Skip all pictures. Write out the data below from its first line through the line that contains "depth = list(range(1, 501))".

**Data block**
■ ■ ■ ■ ■ ■ ■

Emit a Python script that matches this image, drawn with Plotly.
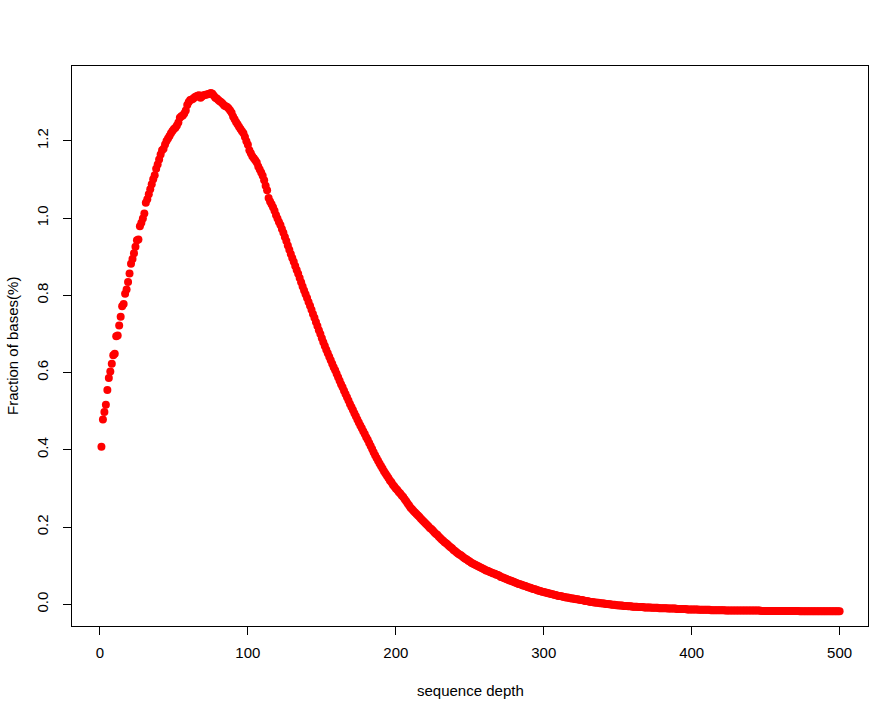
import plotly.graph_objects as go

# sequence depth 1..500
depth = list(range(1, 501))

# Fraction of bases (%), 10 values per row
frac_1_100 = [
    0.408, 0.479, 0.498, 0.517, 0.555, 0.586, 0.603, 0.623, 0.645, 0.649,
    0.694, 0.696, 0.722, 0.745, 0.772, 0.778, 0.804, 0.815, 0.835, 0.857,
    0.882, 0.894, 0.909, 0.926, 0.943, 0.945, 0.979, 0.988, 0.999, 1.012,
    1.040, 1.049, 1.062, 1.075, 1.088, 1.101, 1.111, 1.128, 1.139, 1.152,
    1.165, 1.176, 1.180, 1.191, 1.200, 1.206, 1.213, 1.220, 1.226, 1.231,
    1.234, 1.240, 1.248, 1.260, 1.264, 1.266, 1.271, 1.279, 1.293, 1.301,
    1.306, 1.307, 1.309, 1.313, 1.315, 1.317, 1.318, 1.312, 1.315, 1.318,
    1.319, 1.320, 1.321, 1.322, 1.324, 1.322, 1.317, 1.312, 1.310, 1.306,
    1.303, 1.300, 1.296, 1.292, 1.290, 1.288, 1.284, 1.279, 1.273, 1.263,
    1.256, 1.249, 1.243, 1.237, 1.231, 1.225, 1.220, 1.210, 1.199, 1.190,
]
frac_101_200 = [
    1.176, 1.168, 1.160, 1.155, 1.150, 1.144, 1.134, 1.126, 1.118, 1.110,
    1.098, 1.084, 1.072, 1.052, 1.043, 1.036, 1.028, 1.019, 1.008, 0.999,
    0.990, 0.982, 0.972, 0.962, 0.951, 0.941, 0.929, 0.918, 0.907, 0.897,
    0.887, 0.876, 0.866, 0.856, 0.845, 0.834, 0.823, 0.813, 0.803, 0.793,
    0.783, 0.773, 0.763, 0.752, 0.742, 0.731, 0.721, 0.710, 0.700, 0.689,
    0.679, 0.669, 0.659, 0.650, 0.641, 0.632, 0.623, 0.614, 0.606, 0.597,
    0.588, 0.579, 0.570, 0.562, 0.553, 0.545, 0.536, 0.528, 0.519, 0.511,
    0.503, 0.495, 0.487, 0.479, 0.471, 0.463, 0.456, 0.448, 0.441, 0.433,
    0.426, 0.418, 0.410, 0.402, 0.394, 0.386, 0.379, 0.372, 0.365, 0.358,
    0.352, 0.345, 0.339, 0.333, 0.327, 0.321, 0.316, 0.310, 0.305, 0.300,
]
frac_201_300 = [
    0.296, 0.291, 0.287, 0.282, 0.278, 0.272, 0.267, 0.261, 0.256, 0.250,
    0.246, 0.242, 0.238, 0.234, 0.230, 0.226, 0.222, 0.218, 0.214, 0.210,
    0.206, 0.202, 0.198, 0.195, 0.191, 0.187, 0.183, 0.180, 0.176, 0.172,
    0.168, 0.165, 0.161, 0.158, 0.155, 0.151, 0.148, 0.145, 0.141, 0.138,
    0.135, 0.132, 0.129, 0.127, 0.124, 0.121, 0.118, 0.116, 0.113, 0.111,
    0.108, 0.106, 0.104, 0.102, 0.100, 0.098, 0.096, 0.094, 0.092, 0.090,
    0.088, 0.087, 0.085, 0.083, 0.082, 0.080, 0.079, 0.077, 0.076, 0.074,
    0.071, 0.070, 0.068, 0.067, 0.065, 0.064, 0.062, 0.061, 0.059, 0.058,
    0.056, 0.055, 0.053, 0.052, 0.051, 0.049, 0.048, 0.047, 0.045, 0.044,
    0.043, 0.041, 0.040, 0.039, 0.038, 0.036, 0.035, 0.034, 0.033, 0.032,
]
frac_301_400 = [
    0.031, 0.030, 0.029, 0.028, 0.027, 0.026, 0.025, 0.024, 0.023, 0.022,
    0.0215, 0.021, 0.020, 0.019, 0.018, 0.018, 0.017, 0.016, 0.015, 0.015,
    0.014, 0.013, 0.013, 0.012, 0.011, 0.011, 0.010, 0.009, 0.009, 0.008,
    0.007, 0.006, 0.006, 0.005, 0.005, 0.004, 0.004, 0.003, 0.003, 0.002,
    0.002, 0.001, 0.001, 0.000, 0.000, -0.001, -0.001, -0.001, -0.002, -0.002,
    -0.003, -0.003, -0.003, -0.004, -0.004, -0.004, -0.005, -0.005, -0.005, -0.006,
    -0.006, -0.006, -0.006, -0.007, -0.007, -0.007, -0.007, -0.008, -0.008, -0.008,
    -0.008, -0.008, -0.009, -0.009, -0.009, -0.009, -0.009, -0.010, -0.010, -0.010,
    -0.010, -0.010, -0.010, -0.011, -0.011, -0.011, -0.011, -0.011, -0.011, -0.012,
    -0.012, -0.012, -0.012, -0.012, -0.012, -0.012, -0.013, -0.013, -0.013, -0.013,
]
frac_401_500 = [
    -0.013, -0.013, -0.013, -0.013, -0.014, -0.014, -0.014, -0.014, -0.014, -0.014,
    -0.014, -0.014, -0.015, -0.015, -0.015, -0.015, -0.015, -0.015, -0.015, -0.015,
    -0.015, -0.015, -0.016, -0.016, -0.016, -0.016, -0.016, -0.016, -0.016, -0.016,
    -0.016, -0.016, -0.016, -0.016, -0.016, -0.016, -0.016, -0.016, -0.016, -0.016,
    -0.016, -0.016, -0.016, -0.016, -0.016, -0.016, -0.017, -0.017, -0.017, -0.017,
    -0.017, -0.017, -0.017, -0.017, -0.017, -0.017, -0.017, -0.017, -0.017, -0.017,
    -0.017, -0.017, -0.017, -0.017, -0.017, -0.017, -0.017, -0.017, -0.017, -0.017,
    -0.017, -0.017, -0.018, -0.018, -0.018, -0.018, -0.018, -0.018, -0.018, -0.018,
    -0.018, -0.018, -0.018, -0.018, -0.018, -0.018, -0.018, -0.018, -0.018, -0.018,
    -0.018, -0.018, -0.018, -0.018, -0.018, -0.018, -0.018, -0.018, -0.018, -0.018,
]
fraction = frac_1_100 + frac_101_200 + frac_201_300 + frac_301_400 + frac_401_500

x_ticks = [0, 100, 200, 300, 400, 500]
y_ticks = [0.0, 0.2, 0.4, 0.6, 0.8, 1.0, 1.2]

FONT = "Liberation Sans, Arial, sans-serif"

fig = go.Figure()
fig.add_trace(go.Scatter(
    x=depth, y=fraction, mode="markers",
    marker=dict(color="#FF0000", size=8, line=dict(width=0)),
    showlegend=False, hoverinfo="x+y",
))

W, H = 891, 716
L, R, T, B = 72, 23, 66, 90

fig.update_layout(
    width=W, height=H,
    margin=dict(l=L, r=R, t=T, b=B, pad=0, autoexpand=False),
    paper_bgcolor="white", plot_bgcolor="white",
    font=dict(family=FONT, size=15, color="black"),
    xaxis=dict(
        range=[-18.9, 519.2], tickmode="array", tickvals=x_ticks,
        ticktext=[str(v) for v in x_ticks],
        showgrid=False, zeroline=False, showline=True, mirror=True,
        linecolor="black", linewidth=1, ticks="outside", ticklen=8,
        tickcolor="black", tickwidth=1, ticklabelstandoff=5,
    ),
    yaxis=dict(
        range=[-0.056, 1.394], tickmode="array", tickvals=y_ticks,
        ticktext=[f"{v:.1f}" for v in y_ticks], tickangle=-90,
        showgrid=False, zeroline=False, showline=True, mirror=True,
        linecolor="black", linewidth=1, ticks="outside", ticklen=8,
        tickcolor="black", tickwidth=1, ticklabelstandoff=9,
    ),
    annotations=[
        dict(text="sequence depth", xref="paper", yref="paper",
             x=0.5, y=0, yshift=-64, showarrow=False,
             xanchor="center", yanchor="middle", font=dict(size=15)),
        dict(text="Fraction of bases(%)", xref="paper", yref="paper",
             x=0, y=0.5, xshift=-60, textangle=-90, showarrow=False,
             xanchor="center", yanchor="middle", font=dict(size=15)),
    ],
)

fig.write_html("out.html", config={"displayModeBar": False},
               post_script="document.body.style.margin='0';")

■ ■ ■ ■ ■ ■ ■

**Response for this exercise**
Emit a Python script that matches this image, drawn with Plotly.
import plotly.graph_objects as go

# sequence depth 1..500
depth = list(range(1, 501))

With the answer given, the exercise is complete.